From the first line of the listing below, retype each line up to and including the one with "var width = 536, height = 827"; pictures stay out.

Information provided —
------------------------------------------------------------

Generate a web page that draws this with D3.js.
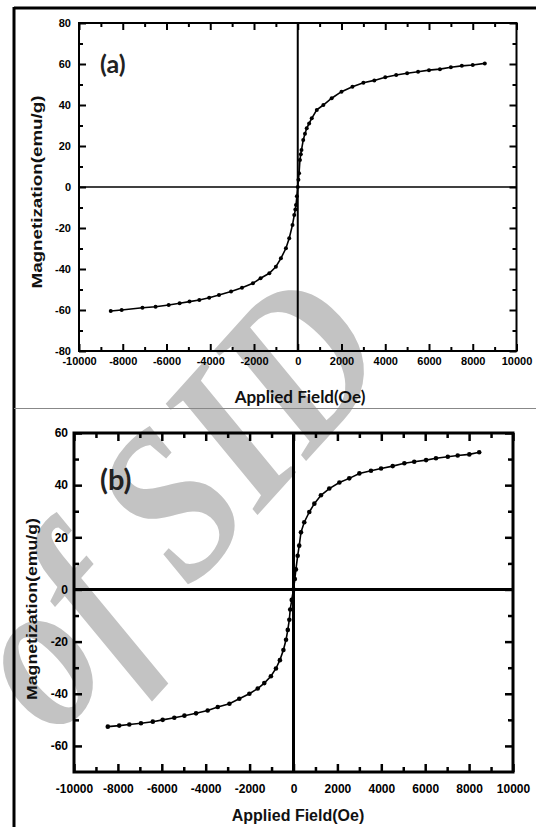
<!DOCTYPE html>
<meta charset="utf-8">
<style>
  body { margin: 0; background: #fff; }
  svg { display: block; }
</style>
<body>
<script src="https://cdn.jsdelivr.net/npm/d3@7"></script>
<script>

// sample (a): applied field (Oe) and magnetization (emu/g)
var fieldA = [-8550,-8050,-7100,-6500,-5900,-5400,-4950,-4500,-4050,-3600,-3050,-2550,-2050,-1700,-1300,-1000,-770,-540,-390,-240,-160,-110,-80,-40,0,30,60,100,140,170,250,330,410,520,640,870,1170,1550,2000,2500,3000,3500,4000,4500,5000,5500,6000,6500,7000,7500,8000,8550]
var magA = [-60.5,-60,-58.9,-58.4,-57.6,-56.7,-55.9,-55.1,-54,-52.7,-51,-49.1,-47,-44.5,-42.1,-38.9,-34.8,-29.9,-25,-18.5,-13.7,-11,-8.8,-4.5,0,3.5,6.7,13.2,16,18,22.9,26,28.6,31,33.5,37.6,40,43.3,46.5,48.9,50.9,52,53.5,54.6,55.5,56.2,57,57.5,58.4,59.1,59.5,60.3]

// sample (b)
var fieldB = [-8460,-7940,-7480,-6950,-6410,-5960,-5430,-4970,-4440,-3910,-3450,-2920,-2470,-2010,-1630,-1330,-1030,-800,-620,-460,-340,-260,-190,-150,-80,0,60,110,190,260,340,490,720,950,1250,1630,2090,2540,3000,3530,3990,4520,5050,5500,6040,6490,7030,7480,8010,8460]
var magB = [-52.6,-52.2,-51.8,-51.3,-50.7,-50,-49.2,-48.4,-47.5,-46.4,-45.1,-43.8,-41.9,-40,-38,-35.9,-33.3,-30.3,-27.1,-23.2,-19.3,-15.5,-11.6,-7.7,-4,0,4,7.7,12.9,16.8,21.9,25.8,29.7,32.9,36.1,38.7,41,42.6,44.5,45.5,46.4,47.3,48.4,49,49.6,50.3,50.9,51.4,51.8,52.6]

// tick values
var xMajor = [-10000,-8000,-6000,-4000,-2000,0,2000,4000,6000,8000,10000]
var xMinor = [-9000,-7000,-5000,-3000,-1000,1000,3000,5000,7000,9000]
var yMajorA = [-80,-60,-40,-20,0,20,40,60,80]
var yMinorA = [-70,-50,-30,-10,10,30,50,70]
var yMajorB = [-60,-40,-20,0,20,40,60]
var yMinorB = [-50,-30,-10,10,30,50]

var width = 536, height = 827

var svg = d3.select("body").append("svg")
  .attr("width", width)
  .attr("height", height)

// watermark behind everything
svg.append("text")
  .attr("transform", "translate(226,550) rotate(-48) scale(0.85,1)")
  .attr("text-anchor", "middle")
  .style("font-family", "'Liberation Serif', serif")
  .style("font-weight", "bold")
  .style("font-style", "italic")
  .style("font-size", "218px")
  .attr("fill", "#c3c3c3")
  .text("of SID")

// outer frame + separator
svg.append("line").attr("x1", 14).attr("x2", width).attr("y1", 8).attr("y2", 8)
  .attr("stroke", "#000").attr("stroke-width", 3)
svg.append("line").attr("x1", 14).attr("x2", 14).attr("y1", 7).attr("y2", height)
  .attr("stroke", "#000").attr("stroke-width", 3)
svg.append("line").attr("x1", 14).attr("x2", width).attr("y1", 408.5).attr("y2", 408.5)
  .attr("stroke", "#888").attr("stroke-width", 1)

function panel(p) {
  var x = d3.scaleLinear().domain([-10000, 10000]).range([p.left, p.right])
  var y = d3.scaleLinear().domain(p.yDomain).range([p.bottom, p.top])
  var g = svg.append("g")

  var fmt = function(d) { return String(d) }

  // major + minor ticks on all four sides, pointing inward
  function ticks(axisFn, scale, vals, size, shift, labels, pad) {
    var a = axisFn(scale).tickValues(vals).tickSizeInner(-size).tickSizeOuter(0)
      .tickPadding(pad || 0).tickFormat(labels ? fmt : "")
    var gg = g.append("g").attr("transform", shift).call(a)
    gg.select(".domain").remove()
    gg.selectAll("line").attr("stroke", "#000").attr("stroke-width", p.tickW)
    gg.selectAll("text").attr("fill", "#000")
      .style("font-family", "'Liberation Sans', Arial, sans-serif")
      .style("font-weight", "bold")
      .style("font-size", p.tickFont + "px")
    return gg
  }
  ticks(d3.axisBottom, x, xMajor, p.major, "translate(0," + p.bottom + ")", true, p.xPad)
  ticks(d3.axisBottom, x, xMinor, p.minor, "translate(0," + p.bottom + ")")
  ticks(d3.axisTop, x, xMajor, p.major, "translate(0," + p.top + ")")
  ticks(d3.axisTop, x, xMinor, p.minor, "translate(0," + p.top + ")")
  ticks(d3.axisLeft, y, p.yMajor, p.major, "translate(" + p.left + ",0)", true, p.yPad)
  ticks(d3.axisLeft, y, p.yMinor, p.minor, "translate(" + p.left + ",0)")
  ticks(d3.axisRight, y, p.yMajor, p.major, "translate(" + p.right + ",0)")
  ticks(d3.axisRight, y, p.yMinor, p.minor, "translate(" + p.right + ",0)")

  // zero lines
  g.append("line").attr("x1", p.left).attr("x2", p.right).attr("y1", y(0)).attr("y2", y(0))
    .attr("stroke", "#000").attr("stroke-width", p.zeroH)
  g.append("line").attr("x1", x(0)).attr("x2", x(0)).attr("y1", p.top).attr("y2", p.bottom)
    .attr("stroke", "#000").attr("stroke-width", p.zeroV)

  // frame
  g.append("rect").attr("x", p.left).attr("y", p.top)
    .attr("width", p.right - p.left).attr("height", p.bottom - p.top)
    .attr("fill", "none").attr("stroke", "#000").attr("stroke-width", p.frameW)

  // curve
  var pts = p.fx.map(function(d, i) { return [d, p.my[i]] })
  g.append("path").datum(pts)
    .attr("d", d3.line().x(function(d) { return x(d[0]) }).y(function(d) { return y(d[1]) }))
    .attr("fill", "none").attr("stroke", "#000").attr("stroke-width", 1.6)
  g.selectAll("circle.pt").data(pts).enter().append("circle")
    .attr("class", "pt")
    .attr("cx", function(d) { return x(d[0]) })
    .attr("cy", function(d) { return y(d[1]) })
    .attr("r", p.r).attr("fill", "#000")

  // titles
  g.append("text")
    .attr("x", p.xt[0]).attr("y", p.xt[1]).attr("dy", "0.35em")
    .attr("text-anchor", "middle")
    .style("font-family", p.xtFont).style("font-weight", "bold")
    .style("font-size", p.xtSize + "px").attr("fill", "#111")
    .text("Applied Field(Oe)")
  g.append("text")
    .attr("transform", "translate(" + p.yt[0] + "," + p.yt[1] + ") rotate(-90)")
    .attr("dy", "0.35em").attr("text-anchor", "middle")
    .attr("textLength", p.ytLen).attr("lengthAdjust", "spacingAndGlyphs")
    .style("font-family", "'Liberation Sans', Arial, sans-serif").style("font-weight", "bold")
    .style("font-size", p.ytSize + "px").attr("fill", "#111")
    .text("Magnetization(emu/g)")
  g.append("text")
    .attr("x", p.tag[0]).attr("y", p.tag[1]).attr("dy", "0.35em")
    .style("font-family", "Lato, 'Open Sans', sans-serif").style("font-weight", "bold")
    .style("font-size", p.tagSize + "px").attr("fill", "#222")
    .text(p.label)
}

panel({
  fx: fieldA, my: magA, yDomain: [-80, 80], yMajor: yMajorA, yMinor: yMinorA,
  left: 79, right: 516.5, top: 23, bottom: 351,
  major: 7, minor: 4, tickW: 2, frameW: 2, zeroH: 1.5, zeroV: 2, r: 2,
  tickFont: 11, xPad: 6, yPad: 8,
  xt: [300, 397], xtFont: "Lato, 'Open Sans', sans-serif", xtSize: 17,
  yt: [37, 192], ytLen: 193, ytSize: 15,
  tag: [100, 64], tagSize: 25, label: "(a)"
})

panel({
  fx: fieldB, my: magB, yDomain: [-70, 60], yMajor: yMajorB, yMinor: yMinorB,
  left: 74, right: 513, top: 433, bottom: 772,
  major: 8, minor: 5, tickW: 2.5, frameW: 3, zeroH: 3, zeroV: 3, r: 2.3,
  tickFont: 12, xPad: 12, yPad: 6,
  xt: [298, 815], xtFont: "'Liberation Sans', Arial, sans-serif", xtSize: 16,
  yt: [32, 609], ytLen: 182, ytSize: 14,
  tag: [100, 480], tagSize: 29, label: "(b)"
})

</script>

------------------------------------------------------------

Response for this exercise —
Generate a web page that draws this with D3.js.
<!DOCTYPE html>
<meta charset="utf-8">
<style>
  body { margin: 0; background: #fff; }
  svg { display: block; }
</style>
<body>
<script src="https://cdn.jsdelivr.net/npm/d3@7"></script>
<script>

// sample (a): applied field (Oe) and magnetization (emu/g)
var fieldA = [-8550,-8050,-7100,-6500,-5900,-5400,-4950,-4500,-4050,-3600,-3050,-2550,-2050,-1700,-1300,-1000,-770,-540,-390,-240,-160,-110,-80,-40,0,30,60,100,140,170,250,330,410,520,640,870,1170,1550,2000,2500,3000,3500,4000,4500,5000,5500,6000,6500,7000,7500,8000,8550]
var magA = [-60.5,-60,-58.9,-58.4,-57.6,-56.7,-55.9,-55.1,-54,-52.7,-51,-49.1,-47,-44.5,-42.1,-38.9,-34.8,-29.9,-25,-18.5,-13.7,-11,-8.8,-4.5,0,3.5,6.7,13.2,16,18,22.9,26,28.6,31,33.5,37.6,40,43.3,46.5,48.9,50.9,52,53.5,54.6,55.5,56.2,57,57.5,58.4,59.1,59.5,60.3]

// sample (b)
var fieldB = [-8460,-7940,-7480,-6950,-6410,-5960,-5430,-4970,-4440,-3910,-3450,-2920,-2470,-2010,-1630,-1330,-1030,-800,-620,-460,-340,-260,-190,-150,-80,0,60,110,190,260,340,490,720,950,1250,1630,2090,2540,3000,3530,3990,4520,5050,5500,6040,6490,7030,7480,8010,8460]
var magB = [-52.6,-52.2,-51.8,-51.3,-50.7,-50,-49.2,-48.4,-47.5,-46.4,-45.1,-43.8,-41.9,-40,-38,-35.9,-33.3,-30.3,-27.1,-23.2,-19.3,-15.5,-11.6,-7.7,-4,0,4,7.7,12.9,16.8,21.9,25.8,29.7,32.9,36.1,38.7,41,42.6,44.5,45.5,46.4,47.3,48.4,49,49.6,50.3,50.9,51.4,51.8,52.6]

// tick values
var xMajor = [-10000,-8000,-6000,-4000,-2000,0,2000,4000,6000,8000,10000]
var xMinor = [-9000,-7000,-5000,-3000,-1000,1000,3000,5000,7000,9000]
var yMajorA = [-80,-60,-40,-20,0,20,40,60,80]
var yMinorA = [-70,-50,-30,-10,10,30,50,70]
var yMajorB = [-60,-40,-20,0,20,40,60]
var yMinorB = [-50,-30,-10,10,30,50]

var width = 536, height = 827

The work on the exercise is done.